As-a-service contracts are starting to emerge, albeit hesitantly, in the manufacturing world. Chemical leasing in particular has made its debut in some European plants.
Connected supply chains, breakdown predictability, equipment maintenance flexibility, broader consideration of customer requirements… These are just some of the ways in which Industry 4.0 is radically changing industrial facilities. And although CAD/CAM systems, sensors and 3D printing have made significant inroads into production lines, it’s less about getting rid of machines than about introducing new ones. So does the manufacturing sector’s receptiveness to digital technologies stop at manufacturing processes or might industry, too, be open to a transformation of its business models?
Clearly, the industrial world starts in adopting the as-a- service approach. Because it is in their culture to be focused on their equipment and infrastructure, manufacturers remain attached to the concept of ownership.
As-a-service contracts
Still, an increasing number of businesses are making the change, and instead of buying lighting systems, printers and computers, they are turning to leases that offer light, per-page printing, and storage capacity.
As-a- service contracts are also starting to reach the chemical resources sector.

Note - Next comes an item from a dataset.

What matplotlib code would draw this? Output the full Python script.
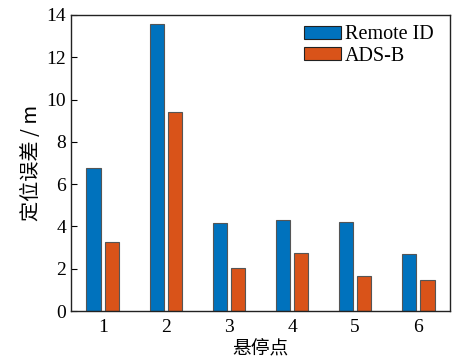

Indeed, chemical leasing has already been adopted in a few facilities. Under this system, it is no longer a question of plants buying detergents but a cleaned surface area, or of ordering paint cans but a volume of painted parts, or of being billed for solvent weight but for a quantity of treated metal parts. In this as-a- service industry model, which is currently in place across several Renault, SAFECHEM and BASF Coatings Services sites, the supplier retains ownership of the chemical that it leases to its customer.
A virtuous model
This is proving to be a virtuous model in terms of resource efficiency. In conventional models, suppliers are encouraged to sell an ever-greater amount of products to boost turnover. However, with chemical leasing, the cost structure is reversed: it’s no longer the customer who pays for products consumed, but rather the supplier – who will seek to reduce quantities to increase profit.
In Europe, Germany and Austria have started to assess the impact of this on their industrial sectors. In the US, businesses have been turning to chemical management services (CMS). In this business model, customers buy chemicals and related services, in other words supply, transport, inventory management and management of end-of- life chemical products. Suppliers are paid on the basis of the quality and quantity of services provided so as to reduce resource consumption. So will “industrial management services” be next?